No es casualidad que sea en medio de debates cruciales sobre el futuro del país cuando más aumenta la división y la tensión entre las orillas políticas. El ánimo nacional, desgastado como es usual al acercarse el final de un gobierno, ha dado lugar a un creciente pesimismo que ha nublado para muchos la capacidad de reconocer avances y progresos.

Tanto la noción de que el país no avanza por buen camino, como la peligrosa polarización frente al futuro del acuerdo de paz, han sido aprovechadas por líderes de todas las inclinaciones políticas, decididos a utilizar el descontento para ofrecerse como la única opción salvadora. Y aunque varios de los jefes políticos que hoy figuran con mayor favorabilidad en las encuestas presidenciales se han mantenido al margen de los discursos que conducen intencionalmente a la división, otros los han adoptado como el núcleo de sus estrategias de campaña, valiéndose de la tecnología.

En la última década las redes sociales han logrado imponerse como un escenario imprescindible para las discusiones de la cotidianidad, siendo ahí donde nacen tendencias y denuncias que en muchas ocasiones son retomadas desde los medios de comunicación y las arenas de representación popular.

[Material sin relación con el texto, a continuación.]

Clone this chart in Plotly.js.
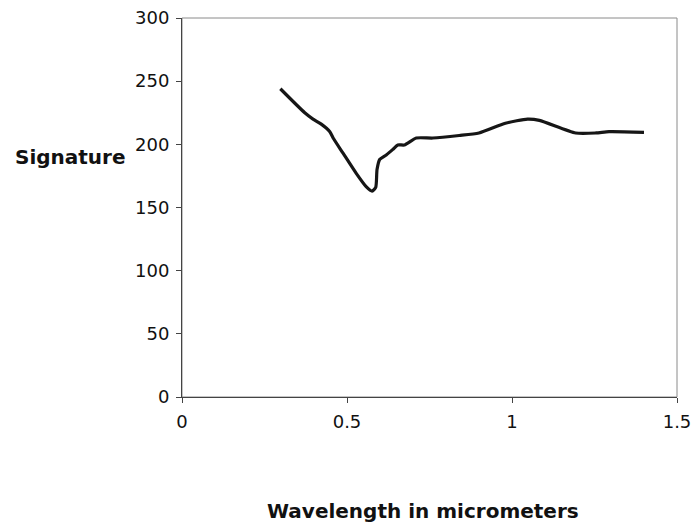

Y en ese sentido, las redes se han convertido en una revolucionaria herramienta capaz de empoderar a los ciudadanos del común, permitiendo llevar su voz de manera directa a los oídos del poder. Para los candidatos también se ha convertido en un ineludible capítulo de campaña, en el cual se miden fuerzas con sus contrincantes, librando enfrentamientos a diario.

Como la mayoría de herramientas a disposición de la humanidad, las redes sociales en sí no representan progresos ni retrocesos, y es el uso que cada cual hace de ellas lo que finalmente las define. Si un invento es capaz de ofrecer alternativas que permitan cerrar brechas entre gobernantes y gobernados, por solo mencionar un ejemplo, un balance final sería justo a la hora de señalar beneficios y avances a favor de la democracia.

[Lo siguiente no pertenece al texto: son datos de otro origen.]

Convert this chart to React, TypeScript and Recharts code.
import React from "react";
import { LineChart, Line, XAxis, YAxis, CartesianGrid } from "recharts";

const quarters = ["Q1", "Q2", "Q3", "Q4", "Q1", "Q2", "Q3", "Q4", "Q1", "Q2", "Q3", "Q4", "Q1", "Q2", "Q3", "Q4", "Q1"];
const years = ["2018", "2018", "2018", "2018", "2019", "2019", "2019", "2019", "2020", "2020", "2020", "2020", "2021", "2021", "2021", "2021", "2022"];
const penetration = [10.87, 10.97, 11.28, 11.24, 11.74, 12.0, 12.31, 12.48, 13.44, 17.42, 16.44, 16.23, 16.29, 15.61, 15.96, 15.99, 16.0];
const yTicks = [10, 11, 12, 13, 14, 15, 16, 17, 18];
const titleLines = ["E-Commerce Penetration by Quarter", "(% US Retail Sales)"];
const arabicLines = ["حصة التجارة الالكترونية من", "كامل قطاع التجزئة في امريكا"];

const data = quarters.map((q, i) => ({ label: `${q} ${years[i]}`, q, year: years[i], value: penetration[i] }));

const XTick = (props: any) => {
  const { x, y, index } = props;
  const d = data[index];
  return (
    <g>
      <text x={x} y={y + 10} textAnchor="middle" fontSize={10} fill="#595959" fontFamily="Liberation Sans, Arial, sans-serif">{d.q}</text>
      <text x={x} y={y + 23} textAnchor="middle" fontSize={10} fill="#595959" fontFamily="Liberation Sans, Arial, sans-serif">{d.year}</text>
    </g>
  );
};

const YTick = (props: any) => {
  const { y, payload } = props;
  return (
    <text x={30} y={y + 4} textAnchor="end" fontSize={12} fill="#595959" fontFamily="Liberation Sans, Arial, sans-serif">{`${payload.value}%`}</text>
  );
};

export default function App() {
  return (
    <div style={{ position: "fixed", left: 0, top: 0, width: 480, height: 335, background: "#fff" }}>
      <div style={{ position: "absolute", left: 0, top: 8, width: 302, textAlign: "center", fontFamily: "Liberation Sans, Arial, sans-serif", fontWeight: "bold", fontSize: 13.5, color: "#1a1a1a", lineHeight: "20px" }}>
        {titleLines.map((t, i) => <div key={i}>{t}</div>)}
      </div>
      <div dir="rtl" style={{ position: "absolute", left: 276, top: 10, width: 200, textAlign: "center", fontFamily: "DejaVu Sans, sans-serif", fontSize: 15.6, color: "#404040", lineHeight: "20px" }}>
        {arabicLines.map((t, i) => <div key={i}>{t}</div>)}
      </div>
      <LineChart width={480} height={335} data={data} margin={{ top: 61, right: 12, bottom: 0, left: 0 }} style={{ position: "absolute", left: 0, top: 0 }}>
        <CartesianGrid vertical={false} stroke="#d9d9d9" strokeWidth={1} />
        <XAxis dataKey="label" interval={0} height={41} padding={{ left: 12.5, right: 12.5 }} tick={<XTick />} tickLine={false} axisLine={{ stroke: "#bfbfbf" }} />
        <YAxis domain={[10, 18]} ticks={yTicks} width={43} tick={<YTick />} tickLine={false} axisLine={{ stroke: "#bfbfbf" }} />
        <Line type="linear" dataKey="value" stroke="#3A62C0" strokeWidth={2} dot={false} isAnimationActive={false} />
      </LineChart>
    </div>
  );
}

Pero su aprovechamiento por parte de líderes que procuran sembrar el odio y la división entre sus seguidores, que cada día toman más forma de fanáticos que de electores, ha representado un motivo suficiente para que muchos decidan distanciarse de esos escenarios. Cualquiera que haya decidido compartir sus opiniones en una red social como Twitter sabe que en pocos minutos decenas de cuentas son enfiladas con el único propósito de agredir y amenazar.

Lo preocupante es que la agresividad cotidiana en las redes sociales revela un lado decepcionante sobre la manera en que miles de colombianos abordan la discusión pública de asuntos de interés colectivo. En primer lugar porque el concepto del debate, sobre el cual tantos siglos de la humanidad se han construido a pulso, parece convertirse en un sencillo ejercicio de intercambio de ideas donde rara vez uno de los dos interlocutores es capaz de reconocer sus errores o las falencias de su argumento. Entonces el debate se convierte en una avara lucha a ciegas por mantener viva una posición, siendo muchos quienes recurren sin molestia a las falacias más impresentables con tal de defender su punto.

Esta semana, por ejemplo, decidí mostrar mi desconcierto tras el recibimiento del cadáver de alias ‘Inglaterra’ en Carepa (Antioquia) como si se tratara de un famoso artista o deportista. De inmediato recibí varias respuestas asegurando que al haber criticado el incidente puntual de alias ‘Inglaterra’ sin referirme a los reprochables homenajes a los jefes de las Farc, automáticamente asumían que mi posición defendía esa guerrilla detestable.

Eso por solo mencionar una de las decenas de falacias que hoy entorpecen el debate sano en Colombia, convirtiéndolo en un intercambio de lugares comunes y ofensas. Sobre todo, es el momento de preguntarse qué ocurre con la lógica de muchos usuarios de redes sociales a la hora de argumentar, y qué debe hacerse para fortalecer el debate sólido en el país.